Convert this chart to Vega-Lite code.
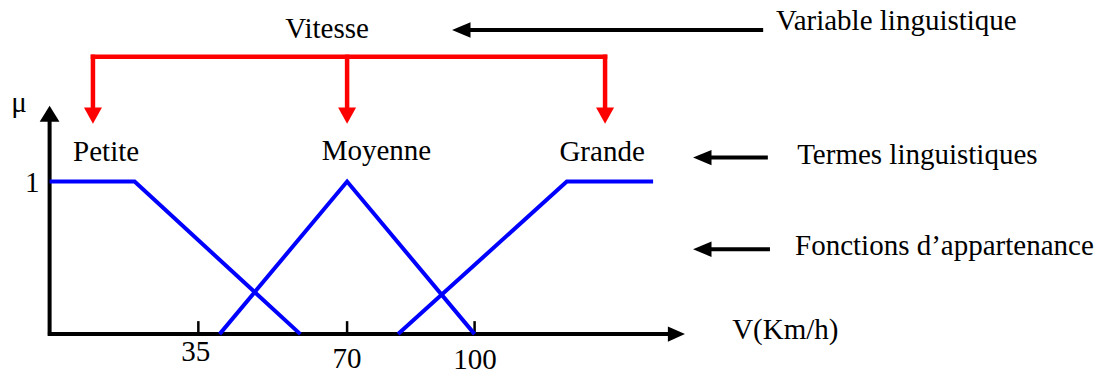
{
  "$schema": "https://vega.github.io/schema/vega-lite/v6.json",
  "width": 1114,
  "height": 376,
  "autosize": {"type": "fit", "contains": "padding"},
  "padding": 0,
  "background": "white",
  "config": {"view": {"stroke": null}},
  "datasets": {
    "fonctions": [
      {"terme": "Petite", "i": 0, "v": 0, "mu": 1},
      {"terme": "Petite", "i": 1, "v": 20, "mu": 1},
      {"terme": "Petite", "i": 2, "v": 59, "mu": 0},
      {"terme": "Moyenne", "i": 0, "v": 40, "mu": 0},
      {"terme": "Moyenne", "i": 1, "v": 70, "mu": 1},
      {"terme": "Moyenne", "i": 2, "v": 100, "mu": 0},
      {"terme": "Grande", "i": 0, "v": 82, "mu": 0},
      {"terme": "Grande", "i": 1, "v": 121.7, "mu": 1},
      {"terme": "Grande", "i": 2, "v": 142, "mu": 1}
    ],
    "axes": [
      {"x": 0, "x2": 0, "y": -0.01, "y2": 1.4},
      {"x": -0.4, "x2": 145.7, "y": 0, "y2": 0}
    ],
    "graduations": [
      {"x": 35, "x2": 35, "y": 0, "y2": 0.085},
      {"x": 70, "x2": 70, "y": 0, "y2": 0.085},
      {"x": 100, "x2": 100, "y": 0, "y2": 0.085}
    ],
    "fleches": [
      {"x": 98.9, "x2": 167.9, "y": 1.993, "y2": 1.993},
      {"x": 155.6, "x2": 169.0, "y": 1.157, "y2": 1.157},
      {"x": 155.6, "x2": 169.5, "y": 0.556, "y2": 0.556}
    ],
    "rouge": [
      {"x": 10.2, "x2": 130.7, "y": 1.817, "y2": 1.817},
      {"x": 10.2, "x2": 10.2, "y": 1.817, "y2": 1.47},
      {"x": 70, "x2": 70, "y": 1.817, "y2": 1.47},
      {"x": 130.7, "x2": 130.7, "y": 1.817, "y2": 1.47}
    ],
    "pointes_noires": [
      {"x": 0, "y": 1.497, "dir": "haut"},
      {"x": 149.5, "y": 0, "dir": "droite"},
      {"x": 94.7, "y": 1.993, "dir": "gauche"},
      {"x": 151.4, "y": 1.157, "dir": "gauche"},
      {"x": 151.4, "y": 0.556, "dir": "gauche"}
    ],
    "pointes_rouges": [
      {"x": 10.2, "y": 1.379, "dir": "bas"},
      {"x": 70, "y": 1.379, "dir": "bas"},
      {"x": 130.7, "y": 1.379, "dir": "bas"}
    ],
    "textes_centres": [
      {"x": 65.3, "y": 1.941, "t": "Vitesse"},
      {"x": -7.2, "y": 1.458, "t": "μ"},
      {"x": 13.3, "y": 1.137, "t": "Petite"},
      {"x": 76.9, "y": 1.144, "t": "Moyenne"},
      {"x": 130.0, "y": 1.137, "t": "Grande"},
      {"x": 34.4, "y": -0.176, "t": "35"},
      {"x": 70, "y": -0.222, "t": "70"},
      {"x": 100.1, "y": -0.229, "t": "100"},
      {"x": -4.1, "y": 0.928, "t": "1"}
    ],
    "textes_gauche": [
      {"x": 170.9, "y": 1.993, "t": "Variable linguistique"},
      {"x": 175.9, "y": 1.118, "t": "Termes linguistiques"},
      {"x": 175.4, "y": 0.516, "t": "Fonctions d’appartenance"},
      {"x": 160.6, "y": -0.033, "t": "V(Km/h)"}
    ]
  },
  "layer": [
    {
      "data": {"name": "axes"},
      "mark": {"type": "rule", "color": "black", "strokeWidth": 4},
      "encoding": {
        "x": {"field": "x", "type": "quantitative", "scale": {"domain": [-11.67, 250.45], "nice": false, "zero": false}, "axis": null},
        "x2": {"field": "x2"},
        "y": {"field": "y", "type": "quantitative", "scale": {"domain": [-0.268, 2.1895], "nice": false, "zero": false}, "axis": null},
        "y2": {"field": "y2"}
      }
    },
    {
      "data": {"name": "graduations"},
      "mark": {"type": "rule", "color": "black", "strokeWidth": 2.5},
      "encoding": {
        "x": {"field": "x", "type": "quantitative"},
        "x2": {"field": "x2"},
        "y": {"field": "y", "type": "quantitative"},
        "y2": {"field": "y2"}
      }
    },
    {
      "data": {"name": "fleches"},
      "mark": {"type": "rule", "color": "black", "strokeWidth": 4},
      "encoding": {
        "x": {"field": "x", "type": "quantitative"},
        "x2": {"field": "x2"},
        "y": {"field": "y", "type": "quantitative"},
        "y2": {"field": "y2"}
      }
    },
    {
      "data": {"name": "rouge"},
      "mark": {"type": "rule", "color": "#FF0000", "strokeWidth": 4.5, "strokeCap": "square"},
      "encoding": {
        "x": {"field": "x", "type": "quantitative"},
        "x2": {"field": "x2"},
        "y": {"field": "y", "type": "quantitative"},
        "y2": {"field": "y2"}
      }
    },
    {
      "data": {"name": "fonctions"},
      "mark": {"type": "line", "color": "#0000FF", "strokeWidth": 4, "strokeJoin": "miter"},
      "encoding": {
        "x": {"field": "v", "type": "quantitative"},
        "y": {"field": "mu", "type": "quantitative"},
        "detail": {"field": "terme"},
        "order": {"field": "i"}
      }
    },
    {
      "data": {"name": "pointes_noires"},
      "mark": {"type": "point", "filled": true, "color": "black", "opacity": 1, "size": 324, "strokeWidth": 0},
      "encoding": {
        "x": {"field": "x", "type": "quantitative"},
        "y": {"field": "y", "type": "quantitative"},
        "shape": {
          "field": "dir", "type": "nominal", "legend": null,
          "scale": {
            "domain": ["haut", "droite", "gauche", "bas"],
            "range": ["M0,0L1.1,1.8L-1.1,1.8Z", "M0,0L-1.9,-0.85L-1.9,0.85Z", "M0,0L2.05,-0.85L2.05,0.85Z", "M0,0L-1,-1.8L1,-1.8Z"]
          }
        }
      }
    },
    {
      "data": {"name": "pointes_rouges"},
      "mark": {"type": "point", "filled": true, "color": "#FF0000", "opacity": 1, "size": 324, "strokeWidth": 0},
      "encoding": {
        "x": {"field": "x", "type": "quantitative"},
        "y": {"field": "y", "type": "quantitative"},
        "shape": {"field": "dir", "type": "nominal", "legend": null}
      }
    },
    {
      "data": {"name": "textes_centres"},
      "mark": {"type": "text", "font": "Liberation Serif", "fontSize": 29, "color": "black", "align": "center", "baseline": "alphabetic"},
      "encoding": {
        "x": {"field": "x", "type": "quantitative"},
        "y": {"field": "y", "type": "quantitative"},
        "text": {"field": "t"}
      }
    },
    {
      "data": {"name": "textes_gauche"},
      "mark": {"type": "text", "font": "Liberation Serif", "fontSize": 29, "color": "black", "align": "left", "baseline": "alphabetic"},
      "encoding": {
        "x": {"field": "x", "type": "quantitative"},
        "y": {"field": "y", "type": "quantitative"},
        "text": {"field": "t"}
      }
    }
  ]
}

###

Reproduce the full listing above verbatim, with no pictures included.

Convert this chart to Vega-Lite code.
{
  "$schema": "https://vega.github.io/schema/vega-lite/v6.json",
  "width": 1114,
  "height": 376,
  "autosize": {"type": "fit", "contains": "padding"},
  "padding": 0,
  "background": "white",
  "config": {"view": {"stroke": null}},
  "datasets": {
    "fonctions": [
      {"terme": "Petite", "i": 0, "v": 0, "mu": 1},
      {"terme": "Petite", "i": 1, "v": 20, "mu": 1},
      {"terme": "Petite", "i": 2, "v": 59, "mu": 0},
      {"terme": "Moyenne", "i": 0, "v": 40, "mu": 0},
      {"terme": "Moyenne", "i": 1, "v": 70, "mu": 1},
      {"terme": "Moyenne", "i": 2, "v": 100, "mu": 0},
      {"terme": "Grande", "i": 0, "v": 82, "mu": 0},
      {"terme": "Grande", "i": 1, "v": 121.7, "mu": 1},
      {"terme": "Grande", "i": 2, "v": 142, "mu": 1}
    ],
    "axes": [
      {"x": 0, "x2": 0, "y": -0.01, "y2": 1.4},
      {"x": -0.4, "x2": 145.7, "y": 0, "y2": 0}
    ],
    "graduations": [
      {"x": 35, "x2": 35, "y": 0, "y2": 0.085},
      {"x": 70, "x2": 70, "y": 0, "y2": 0.085},
      {"x": 100, "x2": 100, "y": 0, "y2": 0.085}
    ],
    "fleches": [
      {"x": 98.9, "x2": 167.9, "y": 1.993, "y2": 1.993},
      {"x": 155.6, "x2": 169.0, "y": 1.157, "y2": 1.157},
      {"x": 155.6, "x2": 169.5, "y": 0.556, "y2": 0.556}
    ],
    "rouge": [
      {"x": 10.2, "x2": 130.7, "y": 1.817, "y2": 1.817},
      {"x": 10.2, "x2": 10.2, "y": 1.817, "y2": 1.47},
      {"x": 70, "x2": 70, "y": 1.817, "y2": 1.47},
      {"x": 130.7, "x2": 130.7, "y": 1.817, "y2": 1.47}
    ],
    "pointes_noires": [
      {"x": 0, "y": 1.497, "dir": "haut"},
      {"x": 149.5, "y": 0, "dir": "droite"},
      {"x": 94.7, "y": 1.993, "dir": "gauche"},
      {"x": 151.4, "y": 1.157, "dir": "gauche"},
      {"x": 151.4, "y": 0.556, "dir": "gauche"}
    ],
    "pointes_rouges": [
      {"x": 10.2, "y": 1.379, "dir": "bas"},
      {"x": 70, "y": 1.379, "dir": "bas"},
      {"x": 130.7, "y": 1.379, "dir": "bas"}
    ],
    "textes_centres": [
      {"x": 65.3, "y": 1.941, "t": "Vitesse"},
      {"x": -7.2, "y": 1.458, "t": "μ"},
      {"x": 13.3, "y": 1.137, "t": "Petite"},
      {"x": 76.9, "y": 1.144, "t": "Moyenne"},
      {"x": 130.0, "y": 1.137, "t": "Grande"},
      {"x": 34.4, "y": -0.176, "t": "35"},
      {"x": 70, "y": -0.222, "t": "70"},
      {"x": 100.1, "y": -0.229, "t": "100"},
      {"x": -4.1, "y": 0.928, "t": "1"}
    ],
    "textes_gauche": [
      {"x": 170.9, "y": 1.993, "t": "Variable linguistique"},
      {"x": 175.9, "y": 1.118, "t": "Termes linguistiques"},
      {"x": 175.4, "y": 0.516, "t": "Fonctions d’appartenance"},
      {"x": 160.6, "y": -0.033, "t": "V(Km/h)"}
    ]
  },
  "layer": [
    {
      "data": {"name": "axes"},
      "mark": {"type": "rule", "color": "black", "strokeWidth": 4},
      "encoding": {
        "x": {"field": "x", "type": "quantitative", "scale": {"domain": [-11.67, 250.45], "nice": false, "zero": false}, "axis": null},
        "x2": {"field": "x2"},
        "y": {"field": "y", "type": "quantitative", "scale": {"domain": [-0.268, 2.1895], "nice": false, "zero": false}, "axis": null},
        "y2": {"field": "y2"}
      }
    },
    {
      "data": {"name": "graduations"},
      "mark": {"type": "rule", "color": "black", "strokeWidth": 2.5},
      "encoding": {
        "x": {"field": "x", "type": "quantitative"},
        "x2": {"field": "x2"},
        "y": {"field": "y", "type": "quantitative"},
        "y2": {"field": "y2"}
      }
    },
    {
      "data": {"name": "fleches"},
      "mark": {"type": "rule", "color": "black", "strokeWidth": 4},
      "encoding": {
        "x": {"field": "x", "type": "quantitative"},
        "x2": {"field": "x2"},
        "y": {"field": "y", "type": "quantitative"},
        "y2": {"field": "y2"}
      }
    },
    {
      "data": {"name": "rouge"},
      "mark": {"type": "rule", "color": "#FF0000", "strokeWidth": 4.5, "strokeCap": "square"},
      "encoding": {
        "x": {"field": "x", "type": "quantitative"},
        "x2": {"field": "x2"},
        "y": {"field": "y", "type": "quantitative"},
        "y2": {"field": "y2"}
      }
    },
    {
      "data": {"name": "fonctions"},
      "mark": {"type": "line", "color": "#0000FF", "strokeWidth": 4, "strokeJoin": "miter"},
      "encoding": {
        "x": {"field": "v", "type": "quantitative"},
        "y": {"field": "mu", "type": "quantitative"},
        "detail": {"field": "terme"},
        "order": {"field": "i"}
      }
    },
    {
      "data": {"name": "pointes_noires"},
      "mark": {"type": "point", "filled": true, "color": "black", "opacity": 1, "size": 324, "strokeWidth": 0},
      "encoding": {
        "x": {"field": "x", "type": "quantitative"},
        "y": {"field": "y", "type": "quantitative"},
        "shape": {
          "field": "dir", "type": "nominal", "legend": null,
          "scale": {
            "domain": ["haut", "droite", "gauche", "bas"],
            "range": ["M0,0L1.1,1.8L-1.1,1.8Z", "M0,0L-1.9,-0.85L-1.9,0.85Z", "M0,0L2.05,-0.85L2.05,0.85Z", "M0,0L-1,-1.8L1,-1.8Z"]
          }
        }
      }
    },
    {
      "data": {"name": "pointes_rouges"},
      "mark": {"type": "point", "filled": true, "color": "#FF0000", "opacity": 1, "size": 324, "strokeWidth": 0},
      "encoding": {
        "x": {"field": "x", "type": "quantitative"},
        "y": {"field": "y", "type": "quantitative"},
        "shape": {"field": "dir", "type": "nominal", "legend": null}
      }
    },
    {
      "data": {"name": "textes_centres"},
      "mark": {"type": "text", "font": "Liberation Serif", "fontSize": 29, "color": "black", "align": "center", "baseline": "alphabetic"},
      "encoding": {
        "x": {"field": "x", "type": "quantitative"},
        "y": {"field": "y", "type": "quantitative"},
        "text": {"field": "t"}
      }
    },
    {
      "data": {"name": "textes_gauche"},
      "mark": {"type": "text", "font": "Liberation Serif", "fontSize": 29, "color": "black", "align": "left", "baseline": "alphabetic"},
      "encoding": {
        "x": {"field": "x", "type": "quantitative"},
        "y": {"field": "y", "type": "quantitative"},
        "text": {"field": "t"}
      }
    }
  ]
}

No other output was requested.